There is reasonably strong evidence to suggest that beef finishers are passing down the supply chain the payments due to come to them via the new Beef Carbon Reduction Scheme (BCRS).

Looking at mart data from the first six weeks of 2024, steers over 500kg liveweight are averaging 281p/kg compared to 264p/kg over the final six weeks of 2023. On a 550kg animal, it is a difference of £93/head.

For good-quality R and U-grading types weighing 400kg to 500kg, the difference in prices being paid over the same period is closer to £150/head.

Of course some of this is driven by beef market sentiment and if we compare the average steer and heifer price paid by factories in mid-December to that in mid-February, returns have increased by over £60/head for a 380kg carcase.

But while these returns at slaughter are up, the prices being paid in marts have increased by significantly more.


However, in the last couple of weeks there has been a bit of downward pressure on the local beef trade, as more winter finishers look to move cattle out of sheds.

At the same time, there have also been some reports of factory agents looking to buy cattle cheaper while reminding finishers about the increased rate of BCRS payment that applied in February (£40 per head) and again from 1 March (£60 per head).

The point being made is that while prices on offer might be down, any difference will be more than compensated by the higher BCRS rate.

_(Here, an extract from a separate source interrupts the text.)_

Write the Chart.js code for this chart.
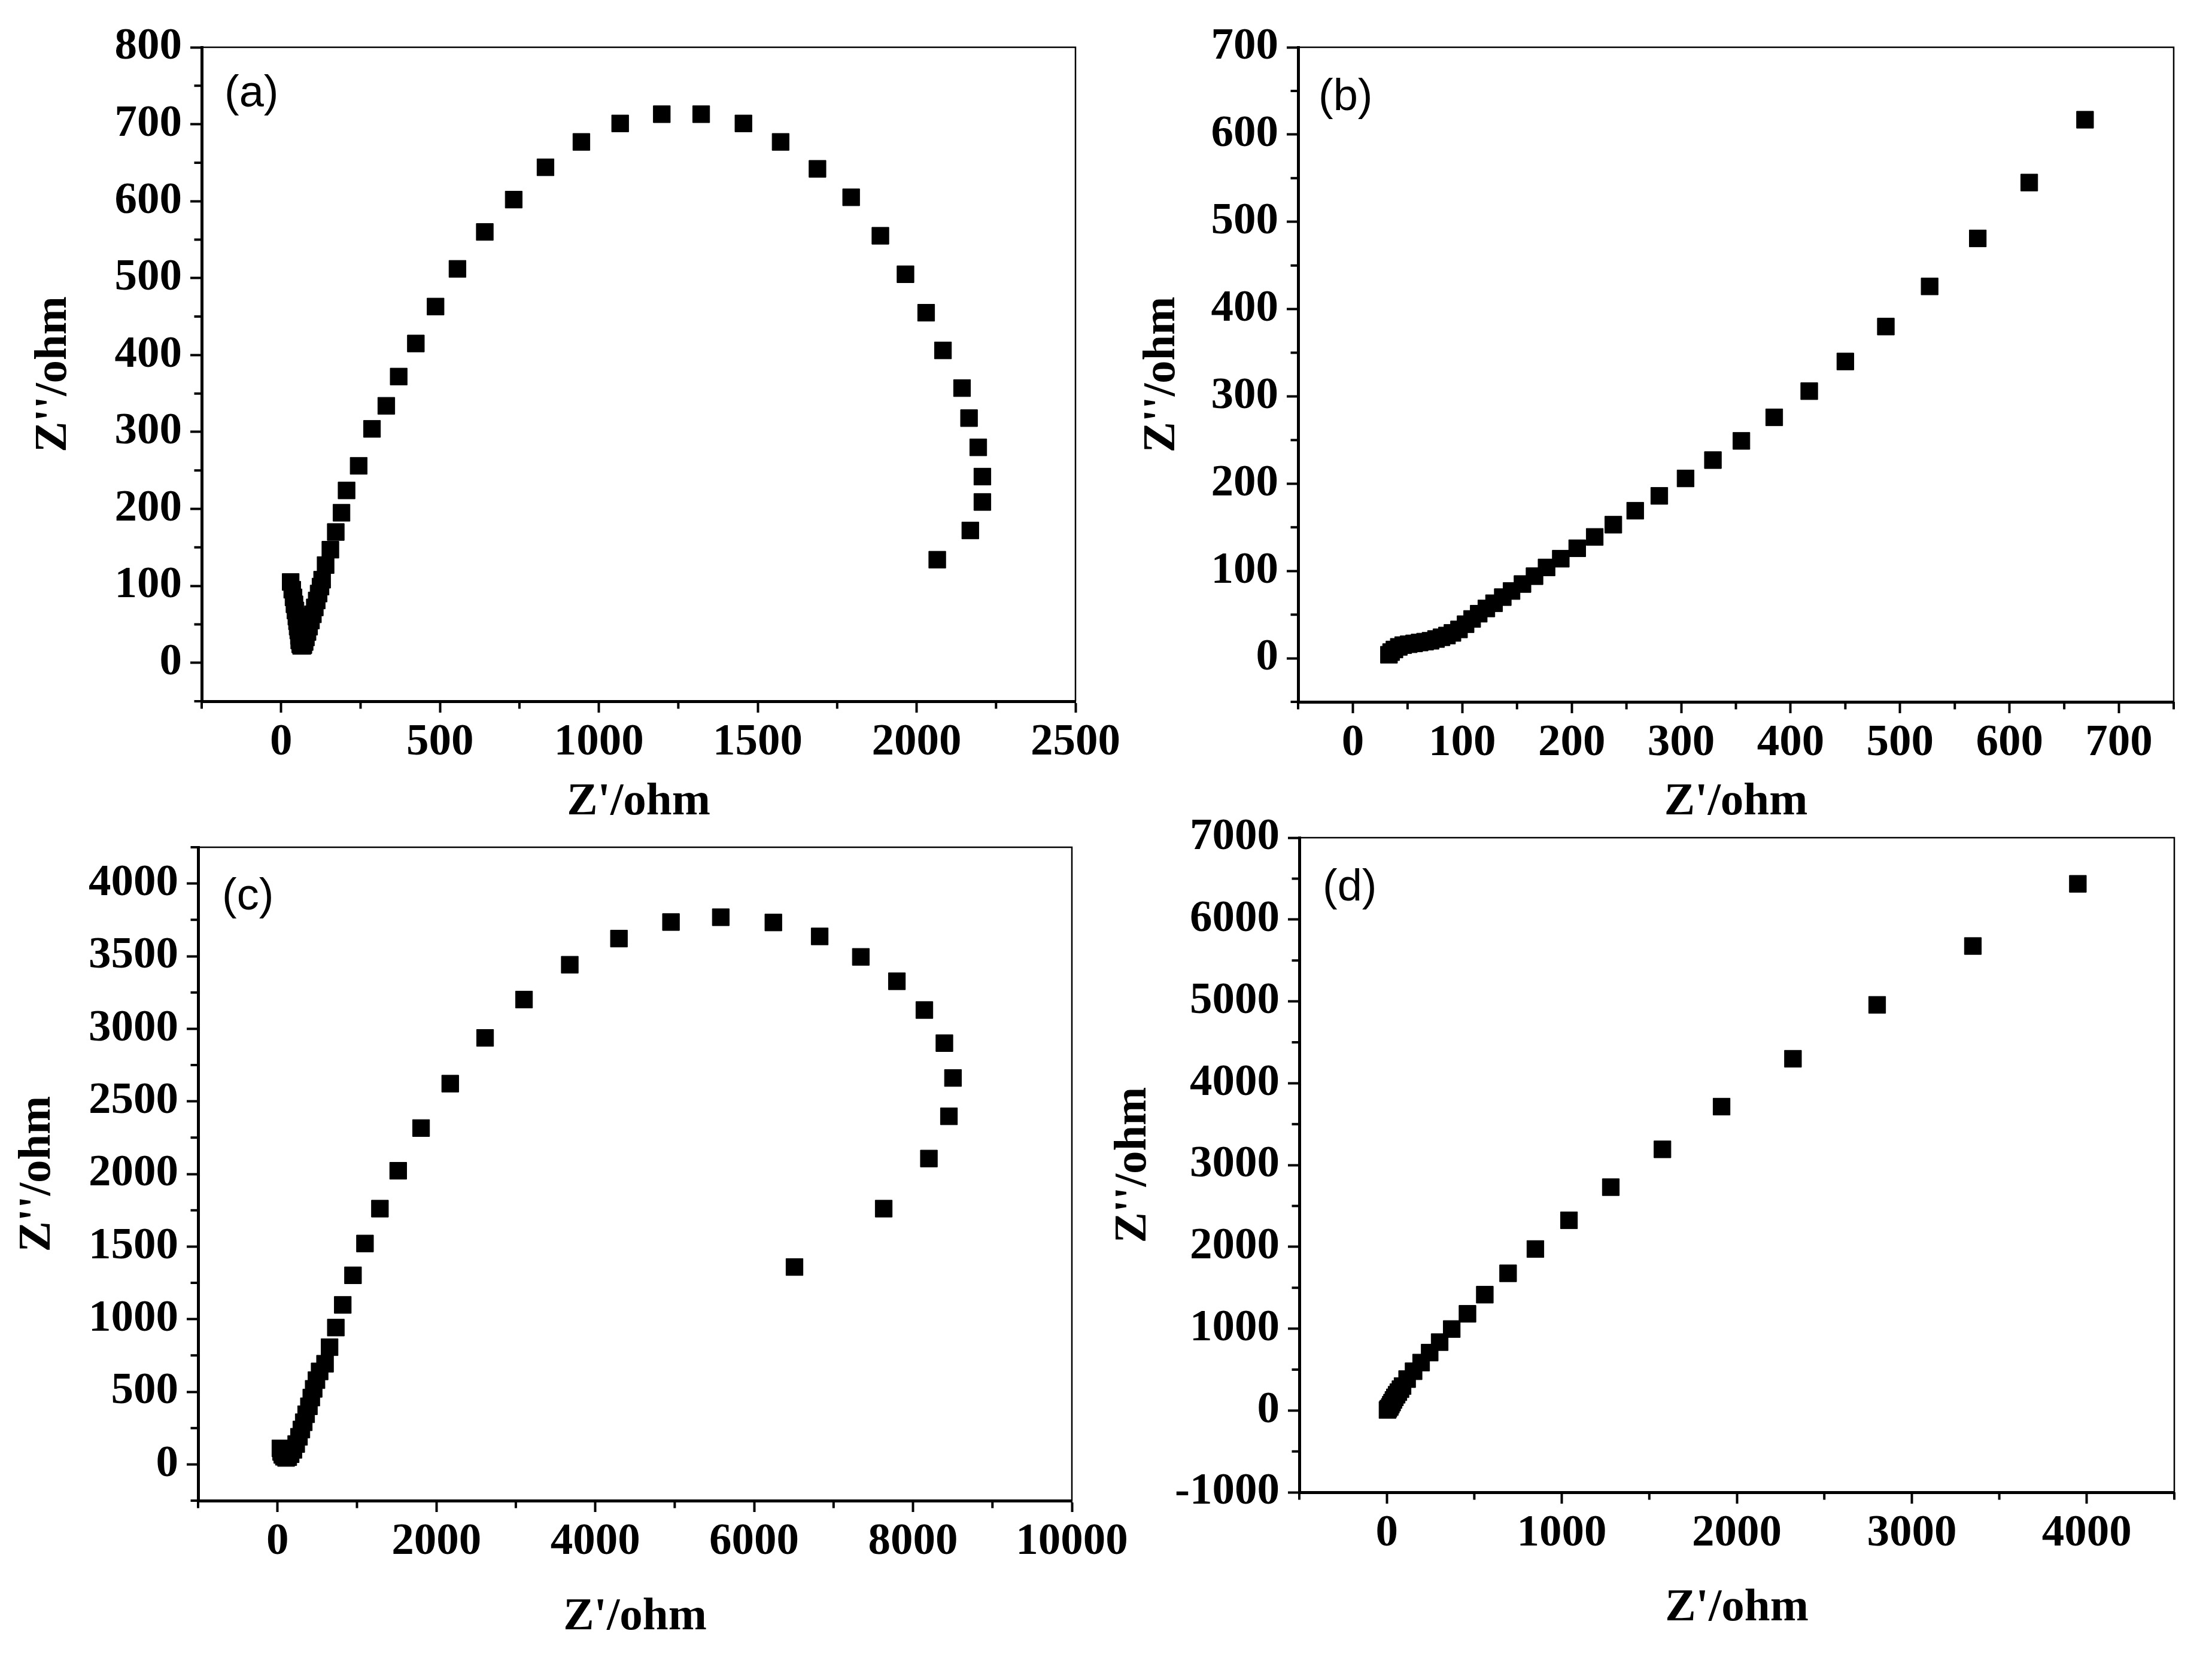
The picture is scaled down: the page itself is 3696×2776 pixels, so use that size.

Where that argument is made, it should be immediately knocked on the head by farmers. The BCRS is not a “slaughter premium” and has nothing to do with factory agents or with the price of beef. The funding for the scheme is coming from a cut to all farmer direct payments. It has been introduced to try to encourage farmers to slaughter cattle at younger ages, which ultimately will lower overall carbon emissions associated with NI beef.